» **Records shown**:
START

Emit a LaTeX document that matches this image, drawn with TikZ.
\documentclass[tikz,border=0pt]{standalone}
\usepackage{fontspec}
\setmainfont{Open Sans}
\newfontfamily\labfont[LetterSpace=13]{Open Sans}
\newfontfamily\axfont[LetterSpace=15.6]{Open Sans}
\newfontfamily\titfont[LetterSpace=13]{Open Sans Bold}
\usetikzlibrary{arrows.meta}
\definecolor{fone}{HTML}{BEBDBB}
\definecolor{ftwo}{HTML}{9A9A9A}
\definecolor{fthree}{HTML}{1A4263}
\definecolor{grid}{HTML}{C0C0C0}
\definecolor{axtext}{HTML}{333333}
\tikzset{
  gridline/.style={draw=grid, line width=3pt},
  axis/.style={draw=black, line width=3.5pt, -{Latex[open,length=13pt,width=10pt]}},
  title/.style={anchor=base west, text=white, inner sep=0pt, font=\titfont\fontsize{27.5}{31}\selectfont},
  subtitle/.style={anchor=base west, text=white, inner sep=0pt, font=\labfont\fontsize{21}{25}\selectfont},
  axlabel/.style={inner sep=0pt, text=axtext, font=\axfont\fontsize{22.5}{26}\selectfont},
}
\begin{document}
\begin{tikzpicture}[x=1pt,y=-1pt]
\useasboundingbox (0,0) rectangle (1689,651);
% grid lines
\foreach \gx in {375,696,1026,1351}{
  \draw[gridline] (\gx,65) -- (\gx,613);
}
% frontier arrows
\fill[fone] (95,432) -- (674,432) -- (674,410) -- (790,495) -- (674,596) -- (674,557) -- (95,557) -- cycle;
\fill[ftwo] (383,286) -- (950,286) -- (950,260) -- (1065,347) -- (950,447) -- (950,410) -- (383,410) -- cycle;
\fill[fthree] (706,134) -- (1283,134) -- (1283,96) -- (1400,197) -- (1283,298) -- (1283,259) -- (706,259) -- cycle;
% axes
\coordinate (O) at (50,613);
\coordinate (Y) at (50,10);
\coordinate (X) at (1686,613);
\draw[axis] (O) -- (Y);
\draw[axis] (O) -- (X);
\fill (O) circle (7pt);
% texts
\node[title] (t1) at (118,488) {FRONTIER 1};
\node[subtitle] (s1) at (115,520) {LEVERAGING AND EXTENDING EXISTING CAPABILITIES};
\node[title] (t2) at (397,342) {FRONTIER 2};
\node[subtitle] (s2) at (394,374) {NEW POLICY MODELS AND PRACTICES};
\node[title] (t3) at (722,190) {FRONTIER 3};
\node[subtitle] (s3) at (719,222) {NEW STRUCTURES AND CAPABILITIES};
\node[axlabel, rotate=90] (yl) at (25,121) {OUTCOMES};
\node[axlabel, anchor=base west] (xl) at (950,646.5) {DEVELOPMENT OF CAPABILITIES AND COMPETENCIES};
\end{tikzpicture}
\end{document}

END
START

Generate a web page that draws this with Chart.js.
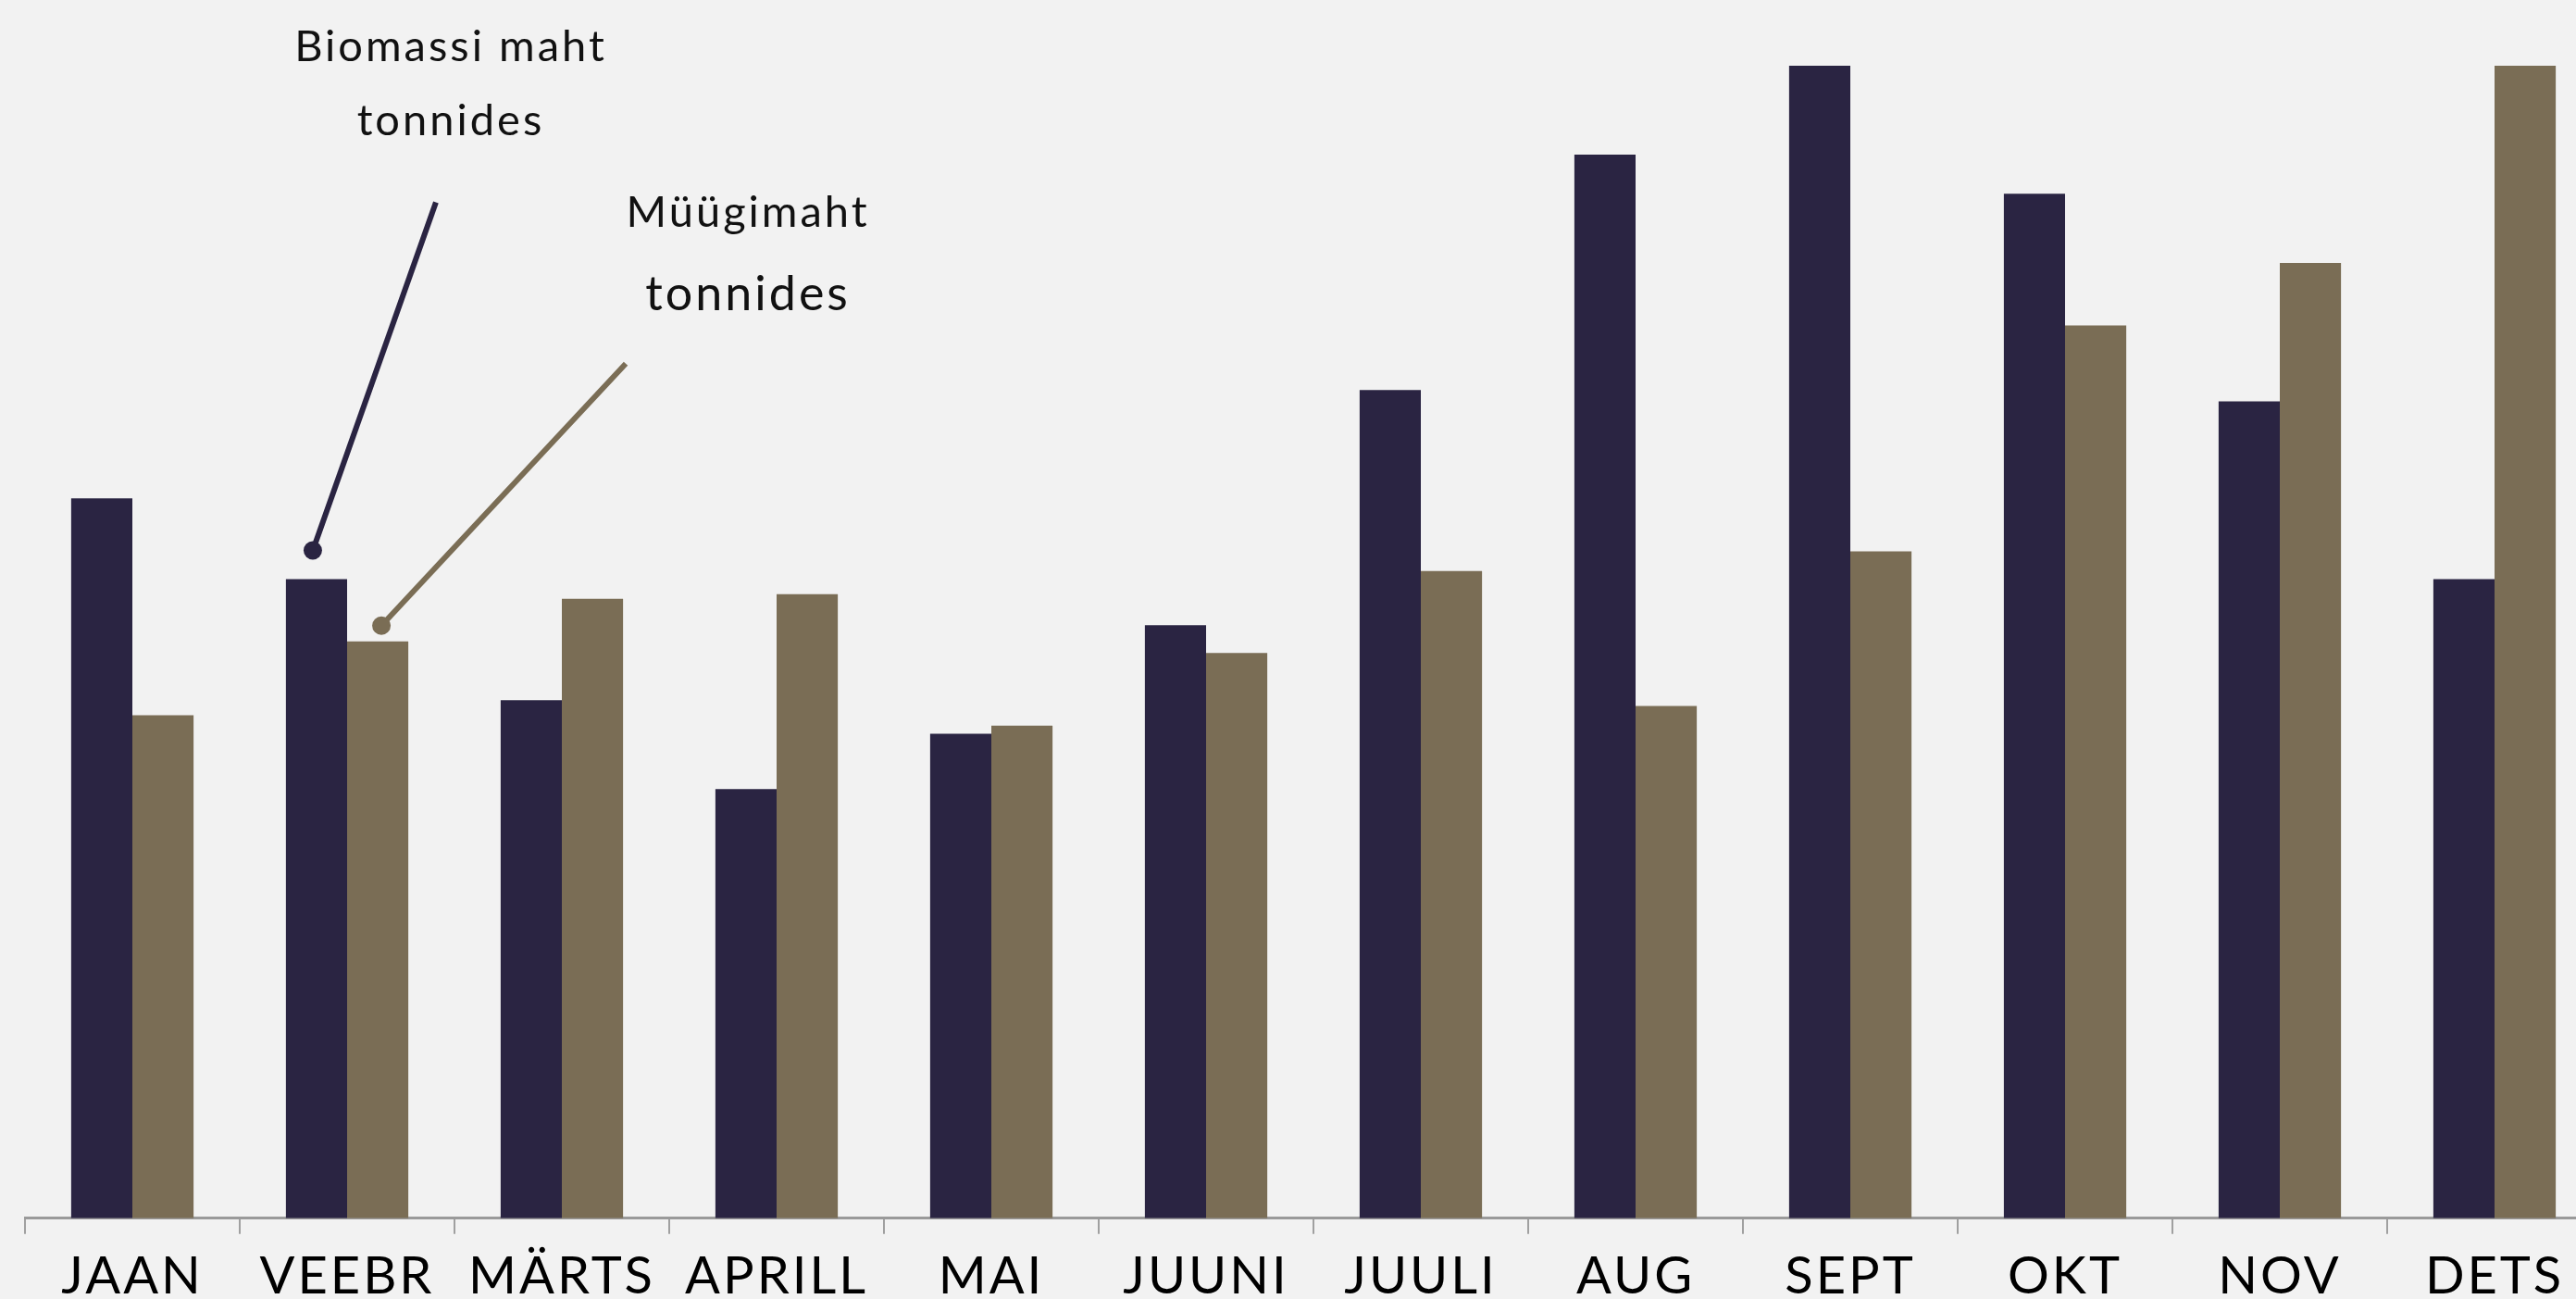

END

» **Written request**: Which lines in the data above contain "this"? Show each one.

» **Task response**:
Emit a LaTeX document that matches this image, drawn with TikZ.
Generate a web page that draws this with Chart.js.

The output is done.